The skyscrapers of Manhattan loom through the glass windows surrounding the studio of Diller Scofidio + Renfro. Nearly hidden among them is the High Line, one of the architectural firm’s recent triumphs. That reinvigorated relic of old New York is visible through the glass if you look down, weaving through the buildings between 10th and 11th avenues like a snake moving amid grass and sticks. In the office, there were blueprints strewn about worktables and to-scale models made of cardboard and aquafoam scattered next to desk lamps and coffee mugs. The employees stared at their computer screens in attentive quiet. One of them said it was a slow day. A snowstorm was just clearing, the sun breaking through the clouds and shining on all the surrounding buildings.
Charles Renfro, 46, joined the husband-and-wife duo of Elizabeth Diller and Ricardo Scofidio, then mostly in the business of building sets for performance-art pieces, in 2000. Since he became a partner, in 2003, the studio has become one of the preeminent architectural firms in New York City, transforming the look of Manhattan and providing the physical space for some of its essential cultural institutions, among them the redesigned Julliard and Alice Tully Hall. Last week, they unveiled their plans for the Broad Museum, across the street from Frank Gehry’s Walt Disney Concert Hall in Los Angeles, dazzling some and confusing others but doubtless expanding their reputation as provocateurs and structural innovators in the process.

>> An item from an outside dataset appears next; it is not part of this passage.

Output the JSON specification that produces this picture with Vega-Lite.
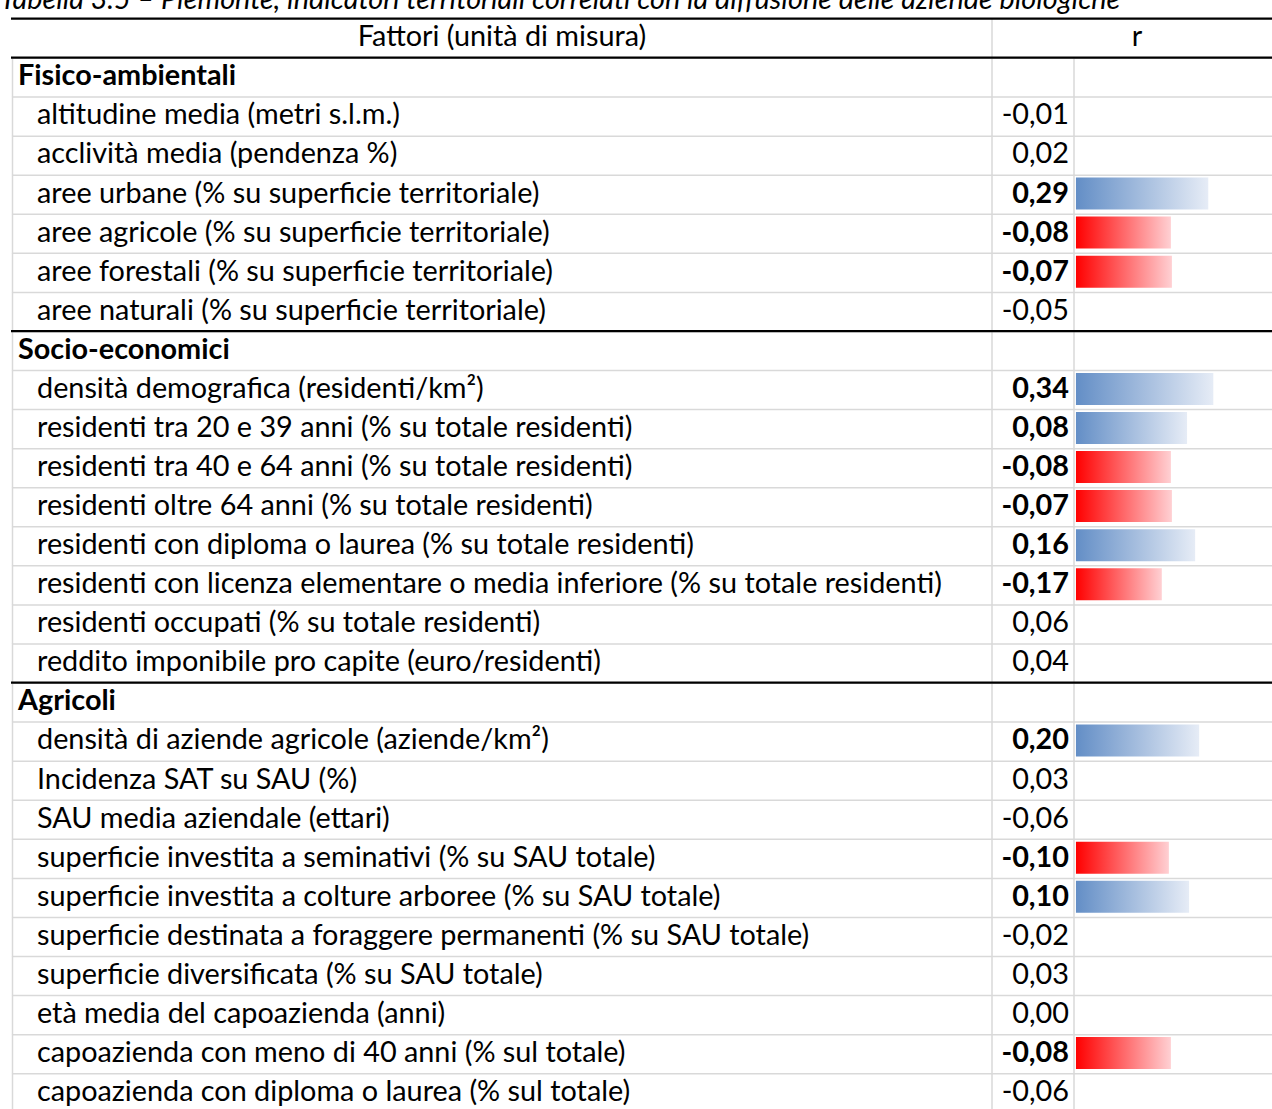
{
  "$schema": "https://vega.github.io/schema/vega-lite/v6.json",
  "width": 1272,
  "height": 1109,
  "autosize": {"type": "fit", "contains": "padding"},
  "padding": 0,
  "background": "white",
  "config": {
    "view": {"stroke": null},
    "locale": {"number": {"decimal": ",", "thousands": ".", "grouping": [3], "currency": ["", " €"], "minus": "-"}},
    "text": {"font": "Lato", "fontSize": 28.8, "color": "#000000"}
  },
  "data": {"values": [
    {"riga": -1, "tipo": "titolo", "fattore": "Tabella 3.5 – Piemonte, indicatori territoriali correlati con la diffusione delle aziende biologiche"},
    {"riga": 0, "tipo": "intestazione", "fattore": "Fattori (unità di misura)", "colonna_r": "r"},
    {"riga": 1, "tipo": "gruppo", "fattore": "Fisico-ambientali"},
    {"riga": 2, "tipo": "fattore", "fattore": "altitudine media (metri s.l.m.)", "r": -0.01, "sig": false},
    {"riga": 3, "tipo": "fattore", "fattore": "acclività media (pendenza %)", "r": 0.02, "sig": false},
    {"riga": 4, "tipo": "fattore", "fattore": "aree urbane (% su superficie territoriale)", "r": 0.29, "sig": true},
    {"riga": 5, "tipo": "fattore", "fattore": "aree agricole (% su superficie territoriale)", "r": -0.08, "sig": true},
    {"riga": 6, "tipo": "fattore", "fattore": "aree forestali (% su superficie territoriale)", "r": -0.07, "sig": true},
    {"riga": 7, "tipo": "fattore", "fattore": "aree naturali (% su superficie territoriale)", "r": -0.05, "sig": false},
    {"riga": 8, "tipo": "gruppo", "fattore": "Socio-economici"},
    {"riga": 9, "tipo": "fattore", "fattore": "densità demografica (residenti/km²)", "r": 0.34, "sig": true},
    {"riga": 10, "tipo": "fattore", "fattore": "residenti tra 20 e 39 anni (% su totale residenti)", "r": 0.08, "sig": true},
    {"riga": 11, "tipo": "fattore", "fattore": "residenti tra 40 e 64 anni (% su totale residenti)", "r": -0.08, "sig": true},
    {"riga": 12, "tipo": "fattore", "fattore": "residenti oltre 64 anni (% su totale residenti)", "r": -0.07, "sig": true},
    {"riga": 13, "tipo": "fattore", "fattore": "residenti con diploma o laurea (% su totale residenti)", "r": 0.16, "sig": true},
    {"riga": 14, "tipo": "fattore", "fattore": "residenti con licenza elementare o media inferiore (% su totale residenti)", "r": -0.17, "sig": true},
    {"riga": 15, "tipo": "fattore", "fattore": "residenti occupati (% su totale residenti)", "r": 0.06, "sig": false},
    {"riga": 16, "tipo": "fattore", "fattore": "reddito imponibile pro capite (euro/residenti)", "r": 0.04, "sig": false},
    {"riga": 17, "tipo": "gruppo", "fattore": "Agricoli"},
    {"riga": 18, "tipo": "fattore", "fattore": "densità di aziende agricole (aziende/km²)", "r": 0.20, "sig": true},
    {"riga": 19, "tipo": "fattore", "fattore": "Incidenza SAT su SAU (%)", "r": 0.03, "sig": false},
    {"riga": 20, "tipo": "fattore", "fattore": "SAU media aziendale (ettari)", "r": -0.06, "sig": false},
    {"riga": 21, "tipo": "fattore", "fattore": "superficie investita a seminativi (% su SAU totale)", "r": -0.10, "sig": true},
    {"riga": 22, "tipo": "fattore", "fattore": "superficie investita a colture arboree (% su SAU totale)", "r": 0.10, "sig": true},
    {"riga": 23, "tipo": "fattore", "fattore": "superficie destinata a foraggere permanenti (% su SAU totale)", "r": -0.02, "sig": false},
    {"riga": 24, "tipo": "fattore", "fattore": "superficie diversificata (% su SAU totale)", "r": 0.03, "sig": false},
    {"riga": 25, "tipo": "fattore", "fattore": "età media del capoazienda (anni)", "r": 0.00, "sig": false},
    {"riga": 26, "tipo": "fattore", "fattore": "capoazienda con meno di 40 anni (% sul totale)", "r": -0.08, "sig": true},
    {"riga": 27, "tipo": "fattore", "fattore": "capoazienda con diploma o laurea (% sul totale)", "r": -0.06, "sig": false}
  ]},
  "encoding": {
    "y": {"field": "riga", "type": "quantitative", "scale": {"domain": [-0.852, 27.28], "reverse": true, "nice": false, "zero": false}, "axis": null}
  },
  "layer": [
    {
      "layer": [
        {
          "transform": [{"filter": "datum.riga >= 0"}],
          "mark": {"type": "rule", "color": "#D9D9D9", "strokeWidth": 1.5, "yOffset": 19.71, "clip": true},
          "encoding": {
            "x": {"datum": 12, "type": "quantitative", "scale": {"domain": [0, 1272], "nice": false, "zero": false}, "axis": null},
            "x2": {"datum": 1272}
          }
        },
        {
          "transform": [{"filter": "datum.riga >= 0"}],
          "mark": {"type": "rule", "color": "#D9D9D9", "strokeWidth": 1.5, "yOffset": -19.71, "y2Offset": 19.71, "clip": true},
          "encoding": {
            "x": {"datum": 992, "type": "quantitative"},
            "y2": {"field": "riga"}
          }
        },
        {
          "transform": [{"filter": "datum.riga >= 1"}],
          "mark": {"type": "rule", "color": "#D9D9D9", "strokeWidth": 1.5, "yOffset": -19.71, "y2Offset": 19.71, "clip": true},
          "encoding": {
            "x": {"datum": 1074, "type": "quantitative"},
            "y2": {"field": "riga"}
          }
        },
        {
          "transform": [{"filter": "datum.riga >= 1"}],
          "mark": {"type": "rule", "color": "#D9D9D9", "strokeWidth": 1.5, "yOffset": -19.71, "y2Offset": 19.71, "clip": true},
          "encoding": {
            "x": {"datum": 12.5, "type": "quantitative"},
            "y2": {"field": "riga"}
          }
        },
        {
          "transform": [{"filter": "datum.tipo == 'intestazione' || datum.tipo == 'gruppo'"}],
          "mark": {"type": "rule", "color": "#000000", "strokeWidth": 2.2, "yOffset": -19.71, "clip": true},
          "encoding": {
            "x": {"datum": 11, "type": "quantitative"},
            "x2": {"datum": 1272}
          }
        },
        {
          "transform": [{"filter": "datum.tipo == 'titolo'"}],
          "mark": {"type": "text", "align": "left", "baseline": "middle", "fontStyle": "italic", "clip": true, "dy": 1},
          "encoding": {
            "x": {"datum": 0, "type": "quantitative"},
            "text": {"field": "fattore", "type": "nominal"}
          }
        },
        {
          "transform": [{"filter": "datum.tipo == 'intestazione'"}],
          "mark": {"type": "text", "align": "center", "baseline": "middle", "clip": true, "dy": -1},
          "encoding": {
            "x": {"datum": 502, "type": "quantitative"},
            "text": {"field": "fattore", "type": "nominal"}
          }
        },
        {
          "transform": [{"filter": "datum.tipo == 'intestazione'"}],
          "mark": {"type": "text", "align": "center", "baseline": "middle", "clip": true, "dy": -1},
          "encoding": {
            "x": {"datum": 1137, "type": "quantitative"},
            "text": {"field": "colonna_r", "type": "nominal"}
          }
        },
        {
          "transform": [{"filter": "datum.tipo == 'gruppo'"}],
          "mark": {"type": "text", "align": "left", "baseline": "middle", "fontWeight": "bold", "clip": true, "dy": -1},
          "encoding": {
            "x": {"datum": 18, "type": "quantitative"},
            "text": {"field": "fattore", "type": "nominal"}
          }
        },
        {
          "transform": [{"filter": "datum.tipo == 'fattore'"}],
          "mark": {"type": "text", "align": "left", "baseline": "middle", "clip": true, "dy": -1},
          "encoding": {
            "x": {"datum": 37, "type": "quantitative"},
            "text": {"field": "fattore", "type": "nominal"}
          }
        },
        {
          "transform": [{"filter": "datum.tipo == 'fattore' && !datum.sig"}],
          "mark": {"type": "text", "align": "right", "baseline": "middle", "clip": true, "dy": -1},
          "encoding": {
            "x": {"datum": 1069, "type": "quantitative"},
            "text": {"field": "r", "type": "quantitative", "format": ".2f"}
          }
        },
        {
          "transform": [{"filter": "datum.tipo == 'fattore' && datum.sig"}],
          "mark": {"type": "text", "align": "right", "baseline": "middle", "fontWeight": "bold", "clip": true, "dy": -1},
          "encoding": {
            "x": {"datum": 1069, "type": "quantitative"},
            "text": {"field": "r", "type": "quantitative", "format": ".2f"}
          }
        }
      ]
    },
    {
      "layer": [
        {
          "transform": [{"filter": "datum.sig && datum.r > 0"}],
          "mark": {"type": "bar", "orient": "horizontal", "height": 32, "clip": true, "yOffset": -1,
                   "color": {"gradient": "linear", "x1": 0, "x2": 1, "y1": 0, "y2": 0, "stops": [{"offset": 0, "color": "#638EC6"}, {"offset": 1, "color": "#E6ECF6"}]}},
          "encoding": {
            "x": {"field": "r", "type": "quantitative", "scale": {"domain": [-11.673, 0.921], "nice": false, "zero": false}, "axis": null},
            "x2": {"datum": -1.02}
          }
        },
        {
          "transform": [{"filter": "datum.sig && datum.r < 0"}],
          "mark": {"type": "bar", "orient": "horizontal", "height": 32, "clip": true, "yOffset": -1,
                   "color": {"gradient": "linear", "x1": 0, "x2": 1, "y1": 0, "y2": 0, "stops": [{"offset": 0, "color": "#FF0000"}, {"offset": 1, "color": "#FFD0D3"}]}},
          "encoding": {
            "x": {"field": "r", "type": "quantitative"},
            "x2": {"datum": -1.02}
          }
        }
      ]
    }
  ],
  "resolve": {"scale": {"x": "independent"}}
}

“It was love at first draw,” Mr. Renfro said of his joining Ms. Diller and Mr. Scofidio, who had already been working together for 20 years. The three are equal partners, designing all their buildings together along with a small staff. “As soon as we started working together, we sort of knew it was a good fit. We were equally perverse, anxious, ambitious. We became family almost instantly.”
The Observer asked Mr. Renfro what, exactly, he meant by “perverse.”
“I like to keep it ambiguous,” he said and paused. “Elizabeth and Rick always positioned themselves as outsiders. Not in a bad way, but sort of working outside the standard tactics of the profession, and working outside of polite subject matter. Dealing with issues of gender, quotidian life, drug-enhanced living, sexual duality. They were tackling subjects that architects don’t handle, that were even marginal in other artistic territories. The ‘perversion’ has to do with the perversion of the profession in a certain sense but also them relishing the marginalia of society.”
Other descriptors that came up in conversation were “naughty,” “pornographic” and “poking and prodding.” “Postmodern” perhaps most of all. His projects are about a site evolving with its context, about people moving and living in a space, interacting with it rather than just looking. The High Line, for instance, makes a kind of live movie of 10th Avenue, with the people elevated above the street, along with the pedestrians below, observing each other in equal measure, an ostensibly endless voyeuristic scene. (This is when the word “pornographic” was tossed around.)
“We’re often in the business of taking institutions, which historically could draw a line between themselves and the place where they exist, and blurring the edges between public and private,” he said. “Delivering the institution to its place of residence.”
He said that for each project, he and his partners carefully establish a problem that the work itself must push through, creating what Mr. Renfro calls the building’s “gentle aggression,” allowing the project both to oppose and complement its surroundings. What was the problem with the Broad?
“Frank Gehry,” Mr. Renfro said, laughing.
The style of the Broad is bold and direct, like all of the studio’s projects. The firm was commissioned by billionaire Eli Broad; it beat out competitors like Herzog & de Meuron and Rem Koolhaas. Diller Scofidio + Renfro call the three-story museum the veil, a “glorious shed of a structure,” jutting out at strange angles and looking something like a suspended sheet of bubble paper or a lopsided honeycomb. The entire building funnels natural light, rather than just the ceiling (as is the case with many art museums). The gallery space is column free. The walls and ceiling are a single contiguous three-dimensional structure. The Broad is the deceptively minimal answer to Mr. Gehry’s much larger but equally eccentric concert hall. It is experimental and strange, but also strangely accessible, an contradiction that has become somewhat of a trademark for the studio.
“We’re all about the public realm,” he said. “Like taking what has historically been at Lincoln Center an elitist institution and democratizing that institution through the use of architecture and design. Breaking down the physical barriers through glass and transparency, but also digitally and through media, providing glimpses into places that are usually not glimpsable. In that regard, we encourage people to behave badly.”